Farewell Robert Hughes
I was always a big fan of Robert Hughes, the Australian critic who passed away yesterday in New York. He certainly opened my eyes to visual art, through books and TV documentaries such as The Shock of the New and American Visions. I enjoyed the first volume of his memoirs, Things I Didn’t Know. Will we ever read volume two?
His evocative history of Australia’s convict transportation era, The Fatal Shore, grabbed me and didn’t let go. I always described Hughes’ prose as muscular; his voice could be heard booming from the page, forthright and confident.

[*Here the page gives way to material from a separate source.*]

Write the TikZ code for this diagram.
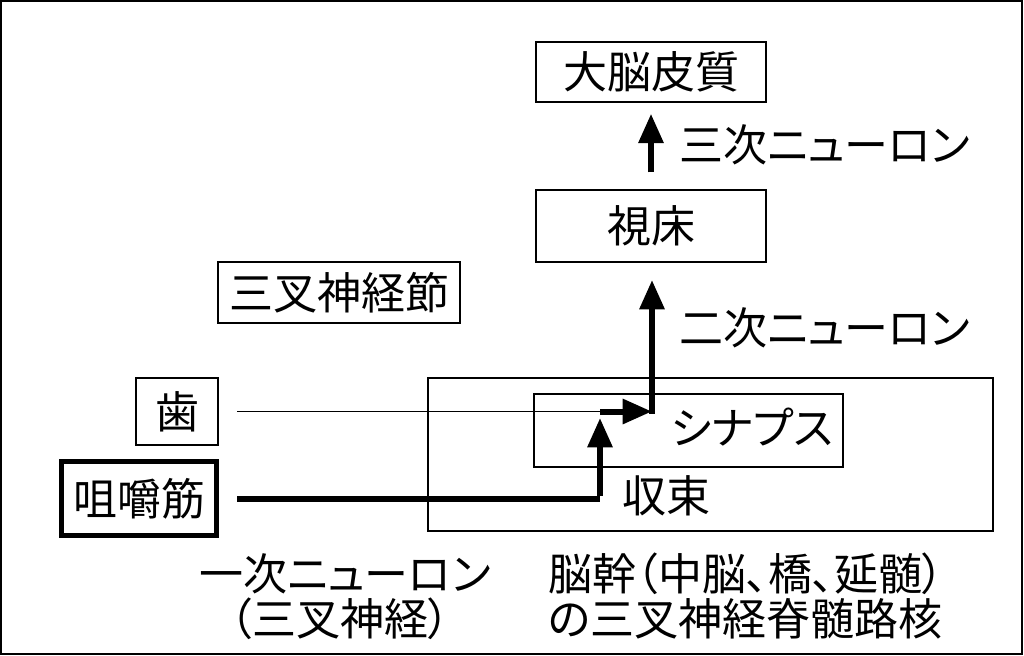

I read The Fatal Shore in 2000, while I was employed travelling around Australia, checking out Blockbuster Video stores. I happened to be following the book around, staying in New South Wales while reading about the First Fleet, and immersing myself in Hughes’ account of convict-era Port Arthur while visiting Tasmania. The experience combined, and I could smell and see what Hughes was talking about.
In 1999, Robert Hughes had a near-fatal car accident near Broome in Western Australia. I was in Perth in 2000 while he was in court in Broome, defending his driving charges. He was all over the papers, and his book was in my head. And so I wrote this poem:
ROBERT HUGHES IS EVERYWHERE
Robert Hughes is everywhere,
In the book I read
In the morning paper I see
In the city I visit
In an overheard conversation I hear
In the space of twelve months.
In the book I read
Is his muscular prose, like
“The rotting bodies would dangle in their rough iron frames”
Telling stories of blood and suffering in Sydney, Castle Hill, Parramatta,
A far cry from the sterile blue smells of Blockbusters
In Newtown, Baulkham Hills, Parramatta,
Once the land of the Iora tribe,
Then a prison for imperial England,
Now a racing smog-filled city.
In the morning paper I see
His upcoming trial for dangerous driving, like
“Mr Hughes, 60, apparently was outraged by the incident”
The headline blaring “Art Critic Target Of Extortion”
They wouldn’t let him rest; crashing his Pulsar near Broome
Into the car holding a former armed robbery crim.
Once he is seriously injured with coma,
Then he is charged with dangerous driving,
Now his victims want thirty thousand.
In the city I visit
The trial is set for Monday, but
Hughes wants the extortionists there in the court,
A trial held in Perth, the wide, flat, dry city,
Regarded by its citizens as a secret to be kept
From everyone “back East” (they say, jerking east-bound thumbs),
Once a fertile stretch crossed by the Swan,
Then the final fledging convict outpost,
Now “the most isolated city in the world”.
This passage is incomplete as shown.